El Narco: Inside Mexico’s Criminal Insurgency

Image of El Narco: Inside Mexico's Criminal Insurgency
Author(s): 
Release Date: 
October 25, 2011
Publisher/Imprint: 
Bloomsbury Press
Pages: 
310
Reviewed by: 

“El Narco is a seminal text . . . For those looking for a good read from an unaltered man, plow into this one while you are under this influence of your legal beverage of choice. A toast to Ioan Grillo and his spellbinding El Narco.”

Warning: Absorbing the pages of this thriller may feel like you have digested a “Rolando” (the heroine crack sandwich from page 101), while the real life depictions of horror may cause queasiness and contribute to addiction.

Ioan Grillo has created a masterwork of who’s who in the drug war in North America. Brimming with detail, El Narco demands a thoughtful read, with periods of rest from the brutality of the illegal drug industry’s casualties. This book is a must read for anyone in law enforcement, public policy administration, and politics.

Mr. Grillo’s assertion that politicians are at a loss for words to even describe the south-of-the-border conflict exploding in Juarez, Mexico City, and Tijuana is aptly depicted with the Wiki leak by Secretary of State Hilary Clinton who said that Mexico has an insurgency akin to Colombia’s. This is underscored by Mr. Grillo’s quote of a Pentagon analyst’s warning that “Mexico is in danger of a Yugoslavia-style rapid collapse.” One of the distinguishing characteristics of the Mexican drug war is the gangland slaying of 2,200 public officials as of this publication.

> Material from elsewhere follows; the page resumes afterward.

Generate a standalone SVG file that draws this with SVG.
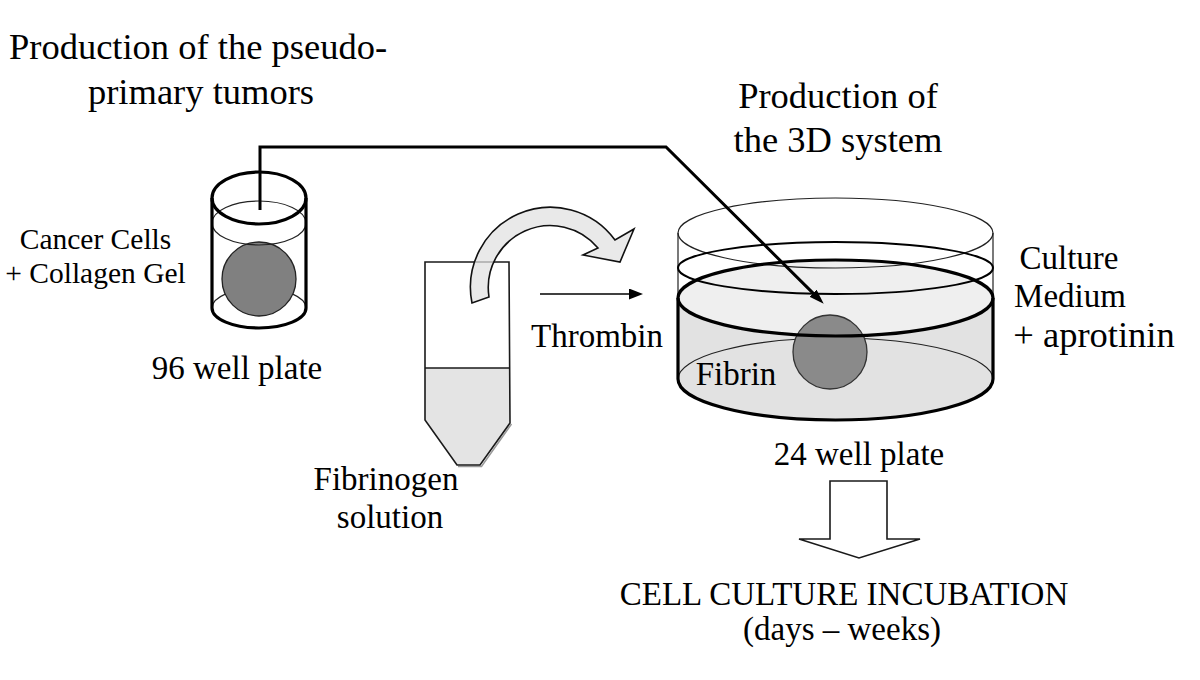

There is so much action packed into this book, the hard copy is recommended so you can highlight, underline, and make notations for future reference over and over and over again.

El Narco is a seminal text on the complex relationship between the United States DEA, federal government, U.S. military, elected officials, and their counterparts in Mexico. When peeling back page after page of this spellbinder you will find elected officials duct taped and blind folded or serving as puppets to various terrorist drug regimes. Fearless Mexican officials are murdered or missing with impunity, to say nothing of the slaughter of innocents in the turf war for control of the drug trafficking lanes.

For the local neighborhood toughs, try tattooing Blancornelas on your cojones for your courage stamp, as this famous reporter took four slugs, and lived to make this proclamation, “El Narco used to be in certain states. But now it has grown across the whole of the Mexican Republic. Soon El Narco will knock on the door of the presidential palace. It will knock on the door of the attorney general’s office and this will present a great danger.”

Mr. Grillo is not without humor, as exhibited in this quote about how the Colombians lost the drug trade to Mexico, “The Colombians never quite got it; they always played checkers and never really played chess. They never really thought two steps ahead.”

To his credit, Ioan Grillo doesn’t just focus on the prurient aspects of drug trafficking, but manages also to illuminate some potential cures for the disease of illegal drug cartels, citing some successful international remedies.

The policy implications for restoring civilian safety in our hemisphere impact drug enforcement spending at the federal, state, and county level, because it isn’t just the guilty that are purged in this war.

Public health implications include the reduction of HIV infections and Hepatitis, as demonstrated by Holland and Portugal, through legalizing, taxing, and controlling drugs by their governments.

At the moment, 13 states have decriminalized the possession of personal amounts of marijuana. Mexico has decriminalized the personal use of almost all narcotics, which allows the police to focus on the cartels and not their customers. Governments across the United States are straining with their fiscal budgets and decriminalizing small drug use has freed space in the prison system for the real criminals that are a threat to society.

One of my favorite moments in Mr. Grillo’s opus on the drug war in North America is his criticism of The Rand Corporation’s rather lose calculations on the size of the American and California marijuana market.

Good for Mr. Grillo—clearly his cojones are intact. For those of looking for a good read from an unaltered man, plow into this one while you are under this influence of your legal beverage of choice.

A toast to Ioan Grillo and his spellbinding El Narco.